In 1973 he married Lillian Stone and began working for the Association of Scientific, Technical and Managerial Staffs union a year later, working closely with Clive Jenkins. His son, Daniel, my husband, was born in 1976, and his daughter, Hannah, in 1979.

He worked as a consultant on early regeneration projects for Margaret Thatcher’s Conservative government such as the Inner Cities Task Force Initiative and City Challenge, then developed and evaluated projects and strategies for government, councils, agencies and charities to tackle social inclusion, housing, homelessness, estates renewal and access to employment. After his separation from Lillian in 1987, the following year he met Rachael Knight on task force work. They married in 1990, founding GFA Consulting together a year later.

Working from the Upper Lee Valley to Uzbekistan over the next 20 years, Geoff became a professor in neighbourhood renewal at what is now Birkbeck, University of London, and a lead evaluator on Labour’s New Deal for Communities programme. He became “sort of retired” in 2010.
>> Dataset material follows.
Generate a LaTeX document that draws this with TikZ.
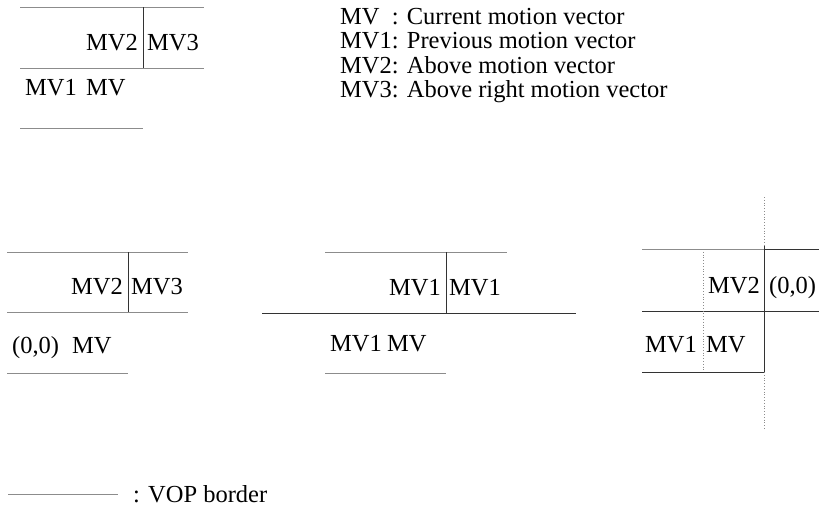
\documentclass[tikz,border=0pt]{standalone}
\usepackage{fontspec}
\setmainfont{Liberation Serif}
\usepackage{tikz}
\begin{document}
\begin{tikzpicture}[x=1pt, y=-1pt,
    grid/.style={line width=0.8pt, black!45},
    vop/.style={line width=1pt, black!80},
    guide/.style={line width=0.8pt, black!45, dotted},
    lbl/.style={inner sep=0pt, font=\fontsize{24.5}{24.5}\selectfont},
]
\useasboundingbox (0,0) rectangle (819,509);

% inside the VOP
\draw[grid] (20,7) -- (204,7);
\draw[grid] (20,68) -- (204,68);
\draw[grid] (20,128) -- (143,128);
\draw[vop] (143,7) -- (143,68);
\node[lbl, anchor=base east] (inMVtwo) at (138,50) {MV2};
\node[lbl, anchor=base west] (inMVthree) at (147,50) {MV3};
\node[lbl, anchor=base west] (inMVone) at (25,95) {MV1};
\node[lbl, anchor=base west] (inMV) at (86,95) {MV};

% legend
\node[lbl, anchor=base west] (keyMV) at (340,24) {MV\phantom{1}: Current motion vector};
\node[lbl, anchor=base west] (keyMVone) at (340,48.5) {MV1: Previous motion vector};
\node[lbl, anchor=base west] (keyMVtwo) at (340,73) {MV2: Above motion vector};
\node[lbl, anchor=base west] (keyMVthree) at (340,97.5) {MV3: Above right motion vector};

% left border
\draw[grid] (7,252) -- (188,252);
\draw[grid] (7,312) -- (188,312);
\draw[grid] (7,373) -- (128,373);
\draw[vop] (128,252) -- (128,312);
\node[lbl, anchor=base east] (leftMVtwo) at (123,294) {MV2};
\node[lbl, anchor=base west] (leftMVthree) at (131,294) {MV3};
\node[lbl, anchor=base west] (leftZero) at (12,353) {(0,0)};
\node[lbl, anchor=base west] (leftMV) at (72,353) {MV};

% top border
\draw[grid] (325,252) -- (507,252);
\draw[vop] (262,313) -- (576,313);
\draw[grid] (325,373) -- (446,373);
\draw[vop] (446,252) -- (446,313);
\node[lbl, anchor=base east] (topMVoneA) at (441,295) {MV1};
\node[lbl, anchor=base west] (topMVoneB) at (449,295) {MV1};
\node[lbl, anchor=base west] (topMVone) at (330,351) {MV1};
\node[lbl, anchor=base west] (topMV) at (387,351) {MV};

% right border
\draw[grid] (642,249) -- (764,249);
\draw[vop] (764,249) -- (819,249);
\draw[vop] (642,311) -- (819,311);
\draw[vop] (642,372) -- (764,372);
\draw[vop] (764,245) -- (764,372);
\draw[guide] (703,249) -- (703,372);
\draw[guide] (764,197) -- (764,245);
\draw[guide] (764,372) -- (764,430);
\node[lbl, anchor=base west] (rightMVtwo) at (708,293) {MV2};
\node[lbl, anchor=base west] (rightZero) at (769,293) {(0,0)};
\node[lbl, anchor=base west] (rightMVone) at (645,352) {MV1};
\node[lbl, anchor=base west] (rightMV) at (706,352) {MV};

% key for the border line
\coordinate (keyA) at (8,494);
\coordinate (keyB) at (118,494);
\draw[grid] (keyA) -- (keyB);
\node[lbl, anchor=base west] (keyVOP) at (133,502) {: VOP border};
\end{tikzpicture}
\end{document}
Remaining one of life’s doers, he led a successful community energy and sustainability project, gained an online MA in history from Edinburgh University, and secured funds for the Wellington Orbit community cinema, near his home in Ketley Bank, Telford, where he had moved in 2017. He also curated film nights there, and was a talented artist and cartoonist, setting up the Subversive Inappropriate Cartoons blog in 2012.

He loved drawing with his grandchildren, Iris, Evan and Ada, often speaking about how amazed his mother would have been by how different their young lives were to his.

He is survived by Rachael, his children and grandchildren.